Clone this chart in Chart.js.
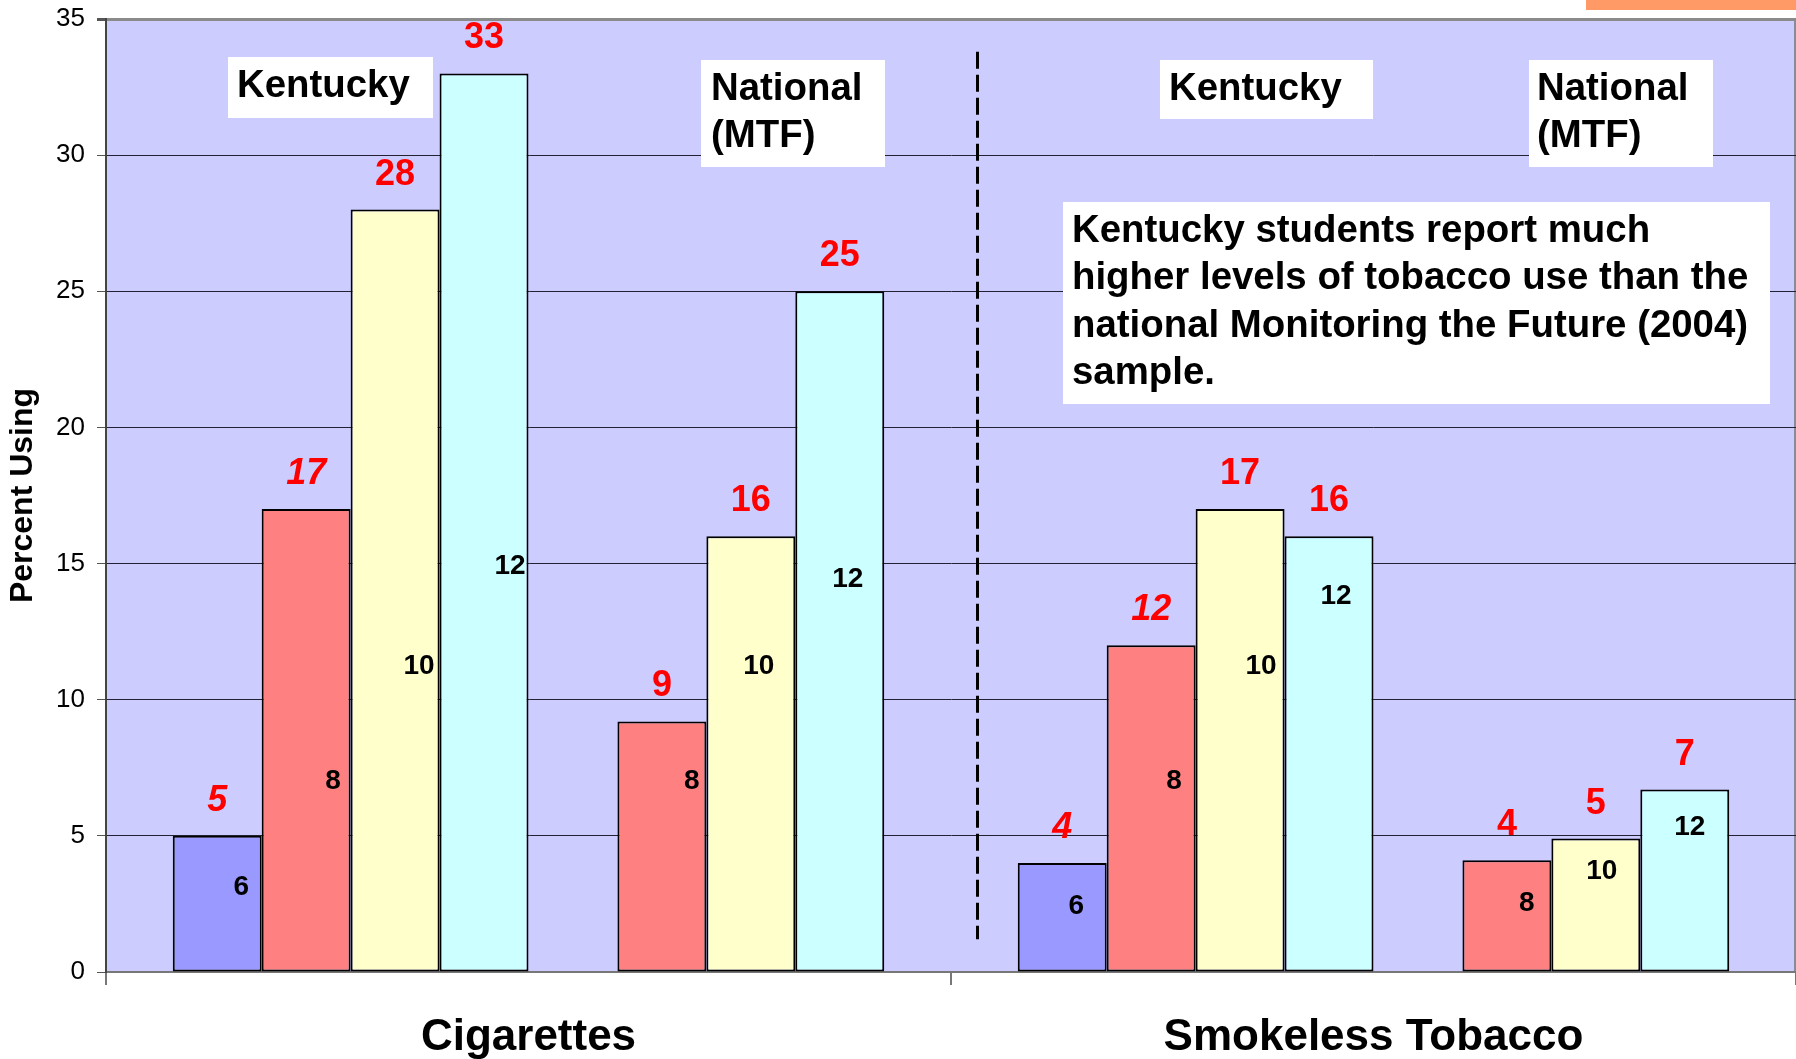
<!DOCTYPE html>
<html>
<head>
<meta charset="utf-8">
<title>Tobacco use - Kentucky vs National (MTF)</title>
<script src="https://cdn.jsdelivr.net/npm/chart.js@4.4.1/dist/chart.umd.min.js"></script>
<style>
    html, body { margin: 0; padding: 0; background: #ffffff; }
    #wrap { width: 1796px; height: 1059px; }
</style>
</head>
<body>
<div id="wrap"><canvas id="tobaccoChart" width="1796" height="1059"></canvas></div>
<script>
// ==========================================
// DATA
// ==========================================

const categories = ['Cigarettes', 'Smokeless Tobacco'];
const grades = ['6', '8', '10', '12', '6', '8', '10', '12'];

// Percent using, [Cigarettes, Smokeless Tobacco]
const kentucky6 = [5, 4];
const kentucky8 = [17, 12];
const kentucky10 = [28, 17];
const kentucky12 = [33, 16];
const national6 = [null, null];   // MTF has no 6th grade, slot stays empty
const national8 = [9.2, 4.1];
const national10 = [16, 4.9];
const national12 = [25, 6.7];

const yTicks = [0, 5, 10, 15, 20, 25, 30, 35];

// ==========================================
// LOOK
// ==========================================

const FONT = "'Liberation Sans', Arial, sans-serif";
Chart.defaults.font.family = FONT;
Chart.defaults.color = '#000000';

const gradeColors = ['#9999FF', '#FF8080', '#FFFFCC', '#CCFFFF'];

// where the grade number sits inside each bar: [height on value axis, px right of bar centre]
const gradeSpots = [
    [[3.2, 24], [2.5, 14]],
    [[7.1, 27], [7.1, 23]],
    [[11.3, 24], [11.3, 21]],
    [[15.0, 26], [13.9, 7]],
    [null, null],
    [[7.1, 30], [2.6, 20]],
    [[11.3, 8], [3.8, 6]],
    [[14.5, 8], [5.4, 5]]
];

// white text boxes laid over the plot: [x, y, w, h], text left, baselines
const noteBoxes = [
    { box: [228, 57, 205, 61], x: 237, lines: ['Kentucky'], base: [97] },
    { box: [701, 60, 184, 107], x: 711, lines: ['National', '(MTF)'], base: [100, 147] },
    { box: [1160, 60, 213, 59], x: 1169, lines: ['Kentucky'], base: [100] },
    { box: [1529, 60, 184, 107], x: 1537, lines: ['National', '(MTF)'], base: [100, 147] },
    {
        box: [1063, 202, 707, 202], x: 1072,
        lines: [
            'Kentucky students report much',
            'higher levels of tobacco use than the',
            'national Monitoring the Future (2004)',
            'sample.'
        ],
        base: [242, 289, 337, 384]
    }
];

const makeSet = (label, data, color) => ({
    label: label,
    data: data,
    backgroundColor: color,
    borderColor: '#000000',
    borderWidth: 2,
    borderSkipped: false
});

const datasets = [
    makeSet('Kentucky 6', kentucky6, gradeColors[0]),
    makeSet('Kentucky 8', kentucky8, gradeColors[1]),
    makeSet('Kentucky 10', kentucky10, gradeColors[2]),
    makeSet('Kentucky 12', kentucky12, gradeColors[3]),
    makeSet('National 6', national6, gradeColors[0]),
    makeSet('National 8', national8, gradeColors[1]),
    makeSet('National 10', national10, gradeColors[2]),
    makeSet('National 12', national12, gradeColors[3])
];

// ==========================================
// PLUGINS
// ==========================================

// periwinkle plot area + orange strip in the corner
const plotBackground = {
    id: 'plotBackground',
    beforeDraw(chart) {
        const { ctx, chartArea } = chart;
        ctx.save();
        ctx.fillStyle = '#CCCCFF';
        ctx.fillRect(chartArea.left, chartArea.top, chartArea.right - chartArea.left, chartArea.bottom - chartArea.top);
        ctx.strokeStyle = '#8a8a9a';
        ctx.lineWidth = 2;
        ctx.beginPath();
        ctx.moveTo(chartArea.right - 1, chartArea.top);
        ctx.lineTo(chartArea.right - 1, chartArea.bottom);
        ctx.stroke();
        ctx.fillStyle = '#FF9966';
        ctx.fillRect(1586, 0, 210, 10);
        ctx.restore();
    }
};

const overlays = {
    id: 'overlays',
    afterDatasetsDraw(chart) {
        const { ctx } = chart;
        const xs = chart.scales.x;
        const ys = chart.scales.y;
        ctx.save();

        // dashed divider between the two groups
        ctx.strokeStyle = '#000000';
        ctx.lineWidth = 3;
        ctx.setLineDash([17, 6]);
        ctx.beginPath();
        const dx = Math.round(xs.getPixelForValue(0.531)) + 0.5;
        ctx.moveTo(dx, ys.getPixelForValue(33.8));
        ctx.lineTo(dx, ys.getPixelForValue(1.2));
        ctx.stroke();
        ctx.setLineDash([]);

        chart.data.datasets.forEach((ds, i) => {
            const meta = chart.getDatasetMeta(i);
            meta.data.forEach((bar, j) => {
                const v = ds.data[j];
                if (v === null || v === undefined) return;

                // value on top, in red
                ctx.fillStyle = '#FF0000';
                ctx.font = (i < 2 ? 'italic ' : '') + 'bold 36px ' + FONT;
                ctx.textAlign = 'center';
                ctx.textBaseline = 'alphabetic';
                ctx.fillText(String(Math.round(v)), bar.x, bar.y - 25);

                // grade number inside the bar
                const spot = gradeSpots[i][j];
                if (spot) {
                    ctx.fillStyle = '#000000';
                    ctx.font = 'bold 28px ' + FONT;
                    ctx.fillText(grades[i], bar.x + spot[1], ys.getPixelForValue(spot[0]) + 10);
                }
            });
        });

        // white note boxes
        noteBoxes.forEach(n => {
            ctx.fillStyle = '#FFFFFF';
            ctx.fillRect(n.box[0], n.box[1], n.box[2], n.box[3]);
            ctx.fillStyle = '#000000';
            ctx.font = 'bold 38.4px ' + FONT;
            ctx.textAlign = 'left';
            ctx.textBaseline = 'alphabetic';
            n.lines.forEach((line, k) => ctx.fillText(line, n.x, n.base[k]));
        });

        ctx.restore();
    }
};

// ==========================================
// CHART
// ==========================================

const chartCtx = document.getElementById('tobaccoChart').getContext('2d');
const tobaccoChart = new Chart(chartCtx, {
    type: 'bar',
    data: {
        labels: categories,
        datasets: datasets
    },
    options: {
        responsive: false,
        animation: false,
        layout: {
            padding: { top: 19, right: 0, bottom: 0, left: 0 }
        },
        datasets: {
            bar: {
                categoryPercentage: 0.842,
                barPercentage: 1
            }
        },
        plugins: {
            legend: { display: false },
            tooltip: { enabled: false }
        },
        scales: {
            x: {
                grid: {
                    offset: true,
                    drawOnChartArea: false,
                    drawTicks: true,
                    tickLength: 13,
                    color: '#777777',
                    lineWidth: 2
                },
                border: { display: true, color: '#777777', width: 2 },
                ticks: {
                    font: { size: 44, weight: 'bold' },
                    color: '#000000',
                    padding: 26,
                    maxRotation: 0
                },
                afterFit(scale) { scale.height = 87; }
            },
            y: {
                min: 0,
                max: 35,
                afterBuildTicks(scale) {
                    scale.ticks = yTicks.map(v => ({ value: v }));
                },
                grid: {
                    color: c => c.tick.value === 35 ? '#8a8a8a' : (c.tick.value === 0 ? '#777777' : '#222233'),
                    lineWidth: c => c.tick.value === 35 ? 3 : 1,
                    tickLength: 9,
                    tickColor: '#555555'
                },
                border: { display: true, color: '#444444', width: 2 },
                ticks: {
                    font: { size: 26 },
                    color: '#000000',
                    padding: 12
                },
                title: {
                    display: true,
                    text: 'Percent Using',
                    font: { size: 32, weight: 'bold' },
                    color: '#000000',
                    padding: { top: 4, bottom: 4 }
                },
                afterFit(scale) {
                    scale.width = 106;
                    // let the layout padding alone decide where the plot starts
                    scale.paddingTop = 0;
                    scale.paddingBottom = 0;
                }
            }
        }
    },
    plugins: [plotBackground, overlays]
});
</script>
</body>
</html>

##########

> **THE EXERCISE**
Please take the lines from the beginning of the data above through the line holding "['#9999FF', '#FF8080', '#FFFFCC', '#CCFFFF'];" and transcribe them exactly, without any pictures.

> **THE ANSWER**
Clone this chart in Chart.js.
<!DOCTYPE html>
<html>
<head>
<meta charset="utf-8">
<title>Tobacco use - Kentucky vs National (MTF)</title>
<script src="https://cdn.jsdelivr.net/npm/chart.js@4.4.1/dist/chart.umd.min.js"></script>
<style>
    html, body { margin: 0; padding: 0; background: #ffffff; }
    #wrap { width: 1796px; height: 1059px; }
</style>
</head>
<body>
<div id="wrap"><canvas id="tobaccoChart" width="1796" height="1059"></canvas></div>
<script>
// ==========================================
// DATA
// ==========================================

const categories = ['Cigarettes', 'Smokeless Tobacco'];
const grades = ['6', '8', '10', '12', '6', '8', '10', '12'];

// Percent using, [Cigarettes, Smokeless Tobacco]
const kentucky6 = [5, 4];
const kentucky8 = [17, 12];
const kentucky10 = [28, 17];
const kentucky12 = [33, 16];
const national6 = [null, null];   // MTF has no 6th grade, slot stays empty
const national8 = [9.2, 4.1];
const national10 = [16, 4.9];
const national12 = [25, 6.7];

const yTicks = [0, 5, 10, 15, 20, 25, 30, 35];

// ==========================================
// LOOK
// ==========================================

const FONT = "'Liberation Sans', Arial, sans-serif";
Chart.defaults.font.family = FONT;
Chart.defaults.color = '#000000';

const gradeColors = ['#9999FF', '#FF8080', '#FFFFCC', '#CCFFFF'];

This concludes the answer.